La coopérative d’habitation de l’ancienne terre Renaud figure sur la liste annuelle des dix sites montréalais en danger d’Héritage Montréal. Construite dans les années 1950 dans un Saint-Léonard encore rural, elle serait le seul témoin de son passé agricole.
Côtoyant les églises et maisons centenaires, le quartier résidentiel composé de bungalows de brique fait drôle de figure sur la liste d’Héritage Montréal. Michel Tremblay, membre du comité patrimoine et aménagement de l’organisme, précise ce qui lui donne sa valeur patrimoniale. « Le patrimoine architectural, ce n’est pas que des sites qui ont 100 ou 200 ans ; il faut penser à la protection du 20e siècle aussi », exprime-t-il au Progrès au bout du fil. Bien que l’âge des constructions amène la rareté, l’ancienneté de la composition architecturale n’est pas la seule caractéristique considérée. « On doit se demander si c’est un témoin important d’une époque. Et le comité pense que la coopérative de Saint-Léonard en est un. »

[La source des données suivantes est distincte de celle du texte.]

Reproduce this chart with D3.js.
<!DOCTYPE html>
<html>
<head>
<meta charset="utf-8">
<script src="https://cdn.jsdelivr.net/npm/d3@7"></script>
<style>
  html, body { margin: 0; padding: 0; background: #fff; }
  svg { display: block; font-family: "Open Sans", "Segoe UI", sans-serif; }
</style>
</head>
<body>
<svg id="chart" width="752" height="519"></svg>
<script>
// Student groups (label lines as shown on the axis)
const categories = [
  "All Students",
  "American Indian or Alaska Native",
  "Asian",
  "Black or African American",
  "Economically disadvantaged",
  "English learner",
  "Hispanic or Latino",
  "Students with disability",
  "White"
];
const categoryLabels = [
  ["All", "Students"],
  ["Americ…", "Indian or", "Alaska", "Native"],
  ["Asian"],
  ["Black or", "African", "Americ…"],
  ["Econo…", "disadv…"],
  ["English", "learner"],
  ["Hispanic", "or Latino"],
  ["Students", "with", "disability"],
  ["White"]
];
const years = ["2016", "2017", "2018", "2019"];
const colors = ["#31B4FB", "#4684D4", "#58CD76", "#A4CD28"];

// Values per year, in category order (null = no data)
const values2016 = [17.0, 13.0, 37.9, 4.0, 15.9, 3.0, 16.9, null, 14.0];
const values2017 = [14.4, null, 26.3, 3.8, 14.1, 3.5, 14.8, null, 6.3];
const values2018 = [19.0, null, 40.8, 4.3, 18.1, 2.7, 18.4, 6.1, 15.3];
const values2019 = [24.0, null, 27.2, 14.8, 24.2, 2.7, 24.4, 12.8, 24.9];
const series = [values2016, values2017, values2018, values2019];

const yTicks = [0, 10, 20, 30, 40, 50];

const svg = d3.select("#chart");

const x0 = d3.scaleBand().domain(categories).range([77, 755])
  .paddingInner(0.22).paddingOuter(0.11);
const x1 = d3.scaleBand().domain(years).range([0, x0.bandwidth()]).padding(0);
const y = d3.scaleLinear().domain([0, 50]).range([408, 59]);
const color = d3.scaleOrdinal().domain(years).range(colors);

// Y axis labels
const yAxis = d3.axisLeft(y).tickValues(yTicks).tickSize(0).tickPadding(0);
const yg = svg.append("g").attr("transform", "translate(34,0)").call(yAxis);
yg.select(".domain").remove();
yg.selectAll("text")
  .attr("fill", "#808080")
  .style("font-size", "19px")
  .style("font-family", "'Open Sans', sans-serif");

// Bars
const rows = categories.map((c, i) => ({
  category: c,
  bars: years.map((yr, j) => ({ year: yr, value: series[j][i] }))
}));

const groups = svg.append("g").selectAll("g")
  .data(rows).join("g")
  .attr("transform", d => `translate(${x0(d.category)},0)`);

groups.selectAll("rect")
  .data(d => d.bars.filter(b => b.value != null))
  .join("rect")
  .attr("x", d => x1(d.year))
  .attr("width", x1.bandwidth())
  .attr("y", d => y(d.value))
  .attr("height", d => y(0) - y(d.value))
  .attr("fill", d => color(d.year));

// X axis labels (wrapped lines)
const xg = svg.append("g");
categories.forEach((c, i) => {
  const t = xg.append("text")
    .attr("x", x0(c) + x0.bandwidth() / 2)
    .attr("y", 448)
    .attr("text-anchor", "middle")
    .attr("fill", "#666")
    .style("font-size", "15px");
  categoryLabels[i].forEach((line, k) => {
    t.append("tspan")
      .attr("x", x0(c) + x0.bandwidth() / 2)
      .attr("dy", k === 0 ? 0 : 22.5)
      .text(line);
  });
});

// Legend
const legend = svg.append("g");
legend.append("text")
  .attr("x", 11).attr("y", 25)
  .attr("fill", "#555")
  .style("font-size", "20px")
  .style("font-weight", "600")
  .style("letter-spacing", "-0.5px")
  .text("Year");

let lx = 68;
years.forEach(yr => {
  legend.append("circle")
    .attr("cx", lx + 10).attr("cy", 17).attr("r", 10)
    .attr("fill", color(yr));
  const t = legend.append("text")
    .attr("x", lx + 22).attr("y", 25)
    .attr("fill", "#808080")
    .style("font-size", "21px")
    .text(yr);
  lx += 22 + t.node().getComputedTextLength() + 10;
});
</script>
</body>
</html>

Le quartier, qui occupe aujourd’hui le secteur des rues Aimé-Renaud, des Artisans, Alphonse-Desjardins, Place des Fondateurs et leurs alentours, s’est créé vers 1955, à l’initiative de travailleurs qui se sont unis pour acheter la terre Renaud. Ils y ont construit plusieurs centaines de maisons modestes, ce qui a permis à 655 travailleurs d’avoir accès à la propriété.
Or, des modifications ont été apportées à bon nombre de ces maisons. D’autres ont été démolies pour être reconstruites dans un style différent. « C’est normal que des maisons d’un certain âge doivent être réparées, considère M. Tremblay. La question se pose alors : est-ce qu’on rénove ou on démolit ? »
Sur le blogue spacing.ca, Guillaume St-Jean, urbaniste aussi formé en conservation du patrimoine, affirme que 121 maisons sur 654 ont été démolies depuis 1989. Seules 19 des maisons reconstruites seraient des bungalows. Les 101 autres sont de style néo-manoir ou cottage. « On en perd l’unité visuelle du lieu et l’esprit d’une communauté », estime le bénévole d’Héritage Montréal. Il faudrait une reconnaissance de la Ville de la valeur patrimoniale de la coopérative. »
Encadrer la construction
Depuis 2005, l’arrondissement et la Ville reconnaissent la coopérative comme étant un Ensemble urbain d’intérêt pour son caractère représentatif du développement résidentiel d’après-guerre.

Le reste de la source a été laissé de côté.